(via Matthew Noe, Harvard Medical School)
The field of narrative medicine recognizes that stories articulate the language of the body. Rita Charon, the founder of the field of narrative medicine, brought both patient and practitioner to a fuller recognition of stories as a source of medical insight and intervention: stories that may take shape in words but originate through bodily drives. Drawing lessons from psychoanalysis about “attention, drives, and relationships,” she reminded us that the nineteenth-century photographs of hysteria captured images of bodies telling stories not yet spoken.
This special issue of American Imago, themed “Comics on the Couch: Graphic Medicine and Psychoanalysis”, will sustain Charon’s recognition of the place of psychoanalysis as an originating discourse in the practice of narrative medicine, but now will herald the burgeoning field of graphic medicine, which documents in image as well as text stories of health and illness-in comics. The same graphic novels and narratives which propelled comics studies into critical and academic acclaim now have taken center stage in medical, psychological, and other health and wellness arenas. Thus, this special issue will reframe for today’s patients, practitioners, and critics the question that Charon posed over two dec-ades ago in Psychoanalysis and Narrative Medicine: what are the dividends of placing psychoanalysis and graphic medicine side by side?

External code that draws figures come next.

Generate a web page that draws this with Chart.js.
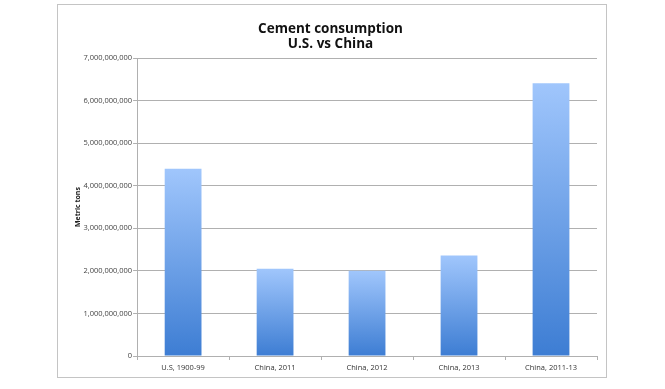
<!DOCTYPE html>
<html>
<head>
<meta charset="utf-8">
<script src="https://cdn.jsdelivr.net/npm/chart.js@4"></script>
<style>
  body { margin: 0; background: #fff; }
  #frame { position: absolute; left: 57px; top: 4px; width: 550px; height: 374px; border: 1px solid #c4c4c4; box-sizing: border-box; }
  canvas { display: block; }
</style>
</head>
<body>
<div id="frame"><canvas id="chart" width="548" height="372"></canvas></div>
<script>
// dados
const categorias = ["U.S, 1900-99", "China, 2011", "China, 2012", "China, 2013", "China, 2011-13"];
const consumo = [4400000000, 2050000000, 2000000000, 2360000000, 6410000000];
const tituloLinhas = ["Cement consumption", "U.S. vs China"];
const eixoY = "Metric tons";

// degradê por barra: claro no topo, escuro na base
function gradiente(ctx) {
  const chart = ctx.chart;
  if (!chart.chartArea || ctx.raw == null) return "#6aa0ea";
  const escala = chart.scales.y;
  const topo = escala.getPixelForValue(ctx.raw);
  const base = escala.getPixelForValue(0);
  const g = chart.ctx.createLinearGradient(0, topo, 0, base);
  g.addColorStop(0, "#a0c6fc");
  g.addColorStop(1, "#3d7dd3");
  return g;
}

new Chart(document.getElementById("chart"), {
  type: "bar",
  data: {
    labels: categorias,
    datasets: [{
      data: consumo,
      backgroundColor: gradiente,
      borderWidth: 0,
      categoryPercentage: 1,
      barPercentage: 0.4
    }]
  },
  options: {
    responsive: false,
    animation: false,
    layout: { padding: { left: 6, right: 9, top: 0, bottom: 2 } },
    plugins: {
      legend: { display: false },
      tooltip: { enabled: false },
      title: {
        display: true,
        text: tituloLinhas,
        color: "#111",
        font: { family: "Open Sans", size: 13.5, weight: "bold", lineHeight: 1.15 },
        padding: { top: 16, bottom: 6 }
      }
    },
    scales: {
      y: {
        min: 0,
        max: 7000000000,
        ticks: {
          stepSize: 1000000000,
          color: "#444",
          font: { family: "Open Sans", size: 7.5 },
          padding: 1,
          callback: v => Number(v).toLocaleString("en-US")
        },
        grid: { color: "#b0b0b0", tickLength: 4, tickColor: "#b0b0b0" },
        border: { color: "#b0b0b0" },
        title: {
          display: true,
          text: eixoY,
          color: "#222",
          font: { family: "Open Sans", size: 7, weight: "bold" },
          padding: { top: 10, bottom: 0 }
        }
      },
      x: {
        ticks: {
          color: "#333",
          font: { family: "Open Sans", size: 7.5 },
          padding: 3
        },
        grid: { drawOnChartArea: false, tickLength: 4, color: "#b0b0b0" },
        border: { color: "#b0b0b0" }
      }
    }
  }
});
</script>
</body>
</html>
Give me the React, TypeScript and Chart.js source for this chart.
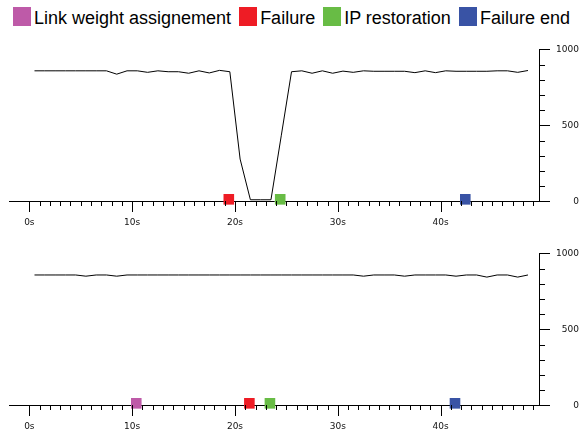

Contributors should consider, how can comics, which is filled with bodies displaying internal experience on the surface illuminate psychoanalysis, which opens both the analyst and analysand to the theaters of the body? How can psychoanalysis, which relies upon recursivity, help us think about comics, which relies upon sequentiality? This issue will reflect on such questions, bringing psychoanalysis and graphic medicine side by side to foster new cultural and clinical conversations.
Abstracts of no more than 300 words and a one-page CV should be sent to Vcamden@kent.edu and Valentino.Zullo@Ursuline.edu by Friday, September 15, 2023.
Accepted contributors should submit first draft of no more than 7500 words by January 15, 2024.